The authorities upon which this charge is made to rest are,-first, the brief notice in the Annals themselves; next, Muratori, the Italian annalist; again, "the testimony of all Catholic Irish writers," upon which, as Mr. O'Donovan states, "Lord Grey's character was branded with infamy over Europe;" and lastly, that of Doctor Leland, who, affecting more accuracy as he is removed further from the origin of the story, asserts, upon what authority he does not state, nor can I ascertain, that "the detestable service of butchering the prisoners in cold blood was committed to Sir Walter Raleigh." In opposition to these authorities, accredited as they are by Mr. O'Donovan's own remarks, I propose to place an original document, written on the spot by an eye-witness, and at the very date of the transactions themselves; and from which I design to argue that, though the reality of the lamentable massacre is unquestionable, yet that it was done neither under Lord Grey's direction nor by Sir Walter Raleigh's agency; but that it was one of those fierce casualties of war which in all ages have been the inevitable result of military licence, and was the lawless act of a soldiery provoked by resistance, and in the first flush of victory and plunder setting all subordination at defiance.

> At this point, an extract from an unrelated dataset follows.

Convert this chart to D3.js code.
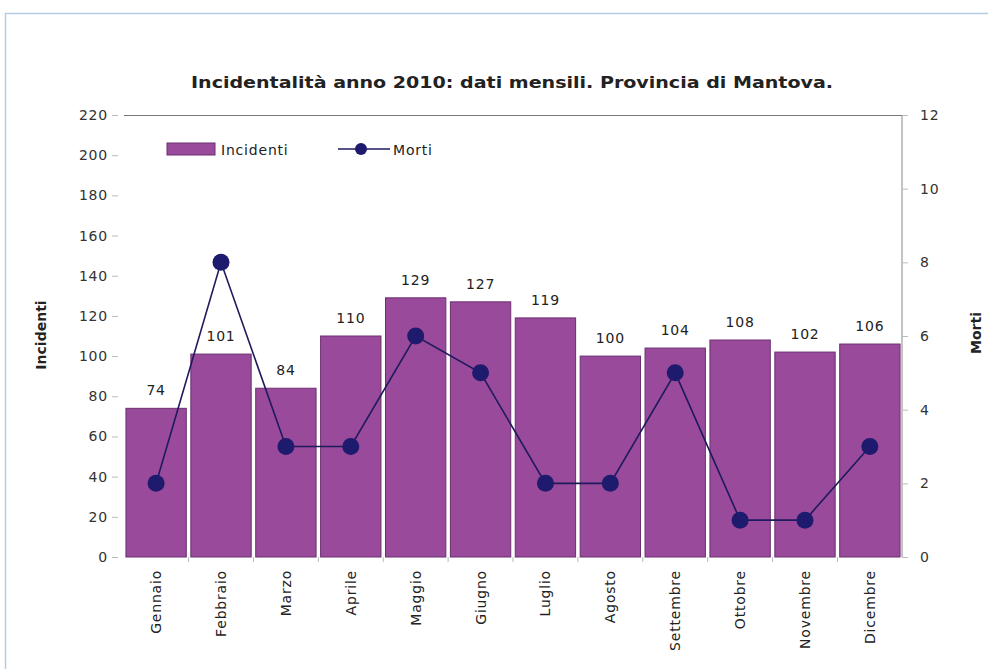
<!DOCTYPE html>
<html>
<head>
<meta charset="utf-8">
<script src="https://cdn.jsdelivr.net/npm/d3@7"></script>
<style>
  html, body { margin: 0; padding: 0; background: #fff; }
  svg text { font-family: "DejaVu Sans", "Liberation Sans", Arial, sans-serif; fill: #222; }
</style>
</head>
<body>
<svg id="chart" width="988" height="669"></svg>
<script>
// Monthly road accidents and deaths, Provincia di Mantova, 2010
const months = ["Gennaio", "Febbraio", "Marzo", "Aprile", "Maggio", "Giugno",
                "Luglio", "Agosto", "Settembre", "Ottobre", "Novembre", "Dicembre"];
const incidenti = [74, 101, 84, 110, 129, 127, 119, 100, 104, 108, 102, 106];
const morti = [2, 8, 3, 3, 6, 5, 2, 2, 5, 1, 1, 3];
const leftTicks = [0, 20, 40, 60, 80, 100, 120, 140, 160, 180, 200, 220];
const rightTicks = [0, 2, 4, 6, 8, 10, 12];

const svg = d3.select("#chart");
const margin = { left: 124, right: 86, top: 115, bottom: 112 };
const W = 988, H = 669;
const x0 = margin.left, x1 = W - margin.right;
const y0 = H - margin.bottom, y1 = margin.top;
const FS = 14, LS = 0.8;

// frame
svg.append("rect")
  .attr("x", 5.5).attr("y", 13.5)
  .attr("width", 1000).attr("height", 700)
  .attr("fill", "none").attr("stroke", "#b4cde2").attr("stroke-width", 1.5);

const x = d3.scaleBand().domain(months).range([x0, x1]).paddingInner(0.07).paddingOuter(0.03);
const yL = d3.scaleLinear().domain([0, 220]).range([y0, y1]);
const yR = d3.scaleLinear().domain([0, 12]).range([y0, y1]);

// title
svg.append("text")
  .attr("x", 512).attr("y", 88)
  .attr("text-anchor", "middle")
  .attr("font-size", 16).attr("font-weight", "bold")
  .attr("textLength", 642).attr("lengthAdjust", "spacingAndGlyphs")
  .text("Incidentalità anno 2010: dati mensili. Provincia di Mantova.");

// top border of plot area
svg.append("line")
  .attr("x1", x0).attr("x2", x1).attr("y1", y1 + 0.5).attr("y2", y1 + 0.5)
  .attr("stroke", "#777").attr("stroke-width", 1);

// left axis
const axL = svg.append("g").attr("transform", `translate(${x0 - 6},0)`)
  .call(d3.axisLeft(yL).tickValues(leftTicks).tickSize(6).tickPadding(4));
axL.select(".domain").remove();
axL.selectAll("line").attr("stroke", "#bbb");
axL.selectAll("text").attr("font-size", FS).attr("letter-spacing", LS).style("fill", "#333");

// right axis
const axR = svg.append("g").attr("transform", `translate(${x1},0)`)
  .call(d3.axisRight(yR).tickValues(rightTicks).tickSize(6).tickPadding(12));
axR.select(".domain").attr("stroke", "#888").attr("d", `M0,${y1}V${y0}`);
axR.selectAll("line").attr("stroke", "#bbb");
axR.selectAll("text").attr("font-size", FS).attr("letter-spacing", LS).style("fill", "#333");

// bars
svg.append("g").selectAll("rect").data(months).join("rect")
  .attr("x", d => x(d))
  .attr("y", (d, i) => yL(incidenti[i]))
  .attr("width", x.bandwidth())
  .attr("height", (d, i) => y0 - yL(incidenti[i]))
  .attr("fill", "#9a4a9a")
  .attr("stroke", "#6a2f70").attr("stroke-width", 1);

// value labels
svg.append("g").selectAll("text").data(months).join("text")
  .attr("x", d => x(d) + x.bandwidth() / 2)
  .attr("y", (d, i) => yL(incidenti[i]) - 13)
  .attr("text-anchor", "middle")
  .attr("font-size", FS).attr("letter-spacing", LS)
  .text((d, i) => incidenti[i]);

// x axis labels (rotated)
svg.append("g").selectAll("text").data(months).join("text")
  .attr("transform", d => `translate(${x(d) + x.bandwidth() / 2 + 5},${y0 + 13}) rotate(-90)`)
  .attr("text-anchor", "end")
  .attr("font-size", FS).attr("letter-spacing", LS)
  .text(d => d);

// small ticks between categories below the axis
svg.append("g").selectAll("line").data(months.slice(1)).join("line")
  .attr("x1", d => x(d) - x.step() * x.paddingInner() / 2)
  .attr("x2", d => x(d) - x.step() * x.paddingInner() / 2)
  .attr("y1", y0).attr("y2", y0 + 5)
  .attr("stroke", "#bbb");

// deaths line
const line = d3.line()
  .x((d, i) => x(months[i]) + x.bandwidth() / 2)
  .y(d => yR(d));
svg.append("path").datum(morti)
  .attr("d", line)
  .attr("fill", "none").attr("stroke", "#1e1a5e").attr("stroke-width", 1.6);
svg.append("g").selectAll("circle").data(morti).join("circle")
  .attr("cx", (d, i) => x(months[i]) + x.bandwidth() / 2)
  .attr("cy", d => yR(d))
  .attr("r", 8.5)
  .attr("fill", "#1e1a6e");

// axis titles
svg.append("text")
  .attr("transform", `translate(46,335) rotate(-90)`)
  .attr("text-anchor", "middle").attr("font-size", FS).attr("font-weight", "bold")
  .text("Incidenti");
svg.append("text")
  .attr("transform", `translate(981,333) rotate(-90)`)
  .attr("text-anchor", "middle").attr("font-size", FS).attr("font-weight", "bold")
  .text("Morti");

// legend
const lg = svg.append("g");
lg.append("rect").attr("x", 167).attr("y", 143).attr("width", 48).attr("height", 12)
  .attr("fill", "#9a4a9a").attr("stroke", "#6a2f70");
lg.append("text").attr("x", 221).attr("y", 155).attr("font-size", FS).attr("letter-spacing", LS).text("Incidenti");
lg.append("line").attr("x1", 338).attr("x2", 390).attr("y1", 149).attr("y2", 149)
  .attr("stroke", "#1e1a5e").attr("stroke-width", 1.6);
lg.append("circle").attr("cx", 361).attr("cy", 149).attr("r", 6).attr("fill", "#1e1a6e");
lg.append("text").attr("x", 393).attr("y", 155).attr("font-size", FS).attr("letter-spacing", LS).text("Morti");
</script>
</body>
</html>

Before we proceed further, let us reduce the subject-matter of inquiry within as small a compass as is consistent with free and full examination. The Annals themselves, though perhaps nearest in point of date, were

compiled more than fifty years after the transaction, and they are very brief and general in their mention of the whole affair. Muratori, who writes more than a century after, mentions nothing but a charge of cowardice and treachery against his countryman San Joseph, who commanded the fort. For all the Irish Catholic historians" referred to by Mr. O'Donovan, after examining with some attention those within my reach, namely, “O'Daly's History of the Geraldines" and the “Abbe Geohogan's General History of Ireland," I find in their accounts of this affair such minute and literal agreement with the text of an earlier authority, that I feel warranted in dismissing both, as mere transcripts of one and the same original. A comparison of both these writers with Philip O'Sullivan's (Bear)“ Historiæ Catholicæ Iberniæ Compendium," published at Lisbon, A.D. 1621, will, by their complete identity, at once satisfy any one, that the two later writers have merely copied from the pages of their predecessor, and that their seemingly cumulative testimony, like Falstaff's "men in buckram," dwindles into the evidence of "one," whom the learned Archbishop Usher* (to pass by a still stronger term elsewhere f†) does not scruple to designate as "nugatorum nostri temporis facile princeps," -the greatest trifler of the day. "Curry's History of the Irish Civil Wars comes too close to our own time to have any authority beyond what he can derive from the writers from whom he quotes, and these all must stand or fall with the credit of their original. We have then upon the one side "The Annals of the Four Masters,” “O'Sullivan's Compendium," and "Leland's Modern History ;" and on the other, "Spencer," the secretary of Lord Grey, who accompanied him in the expedition, and the document I am about to present to you, written from Smerwick Harbour the very day after the capture of the fort itself; and of which I cannot but think it strange that Mr. O'Donovan has made no use

* Usher, de Primordiis Eccles. p. 739.

+ In his "Religion of the Ancient Irish," p. 69, he says, "As egregious a liar! as any (I verily think) that this day breatheth in Christendom."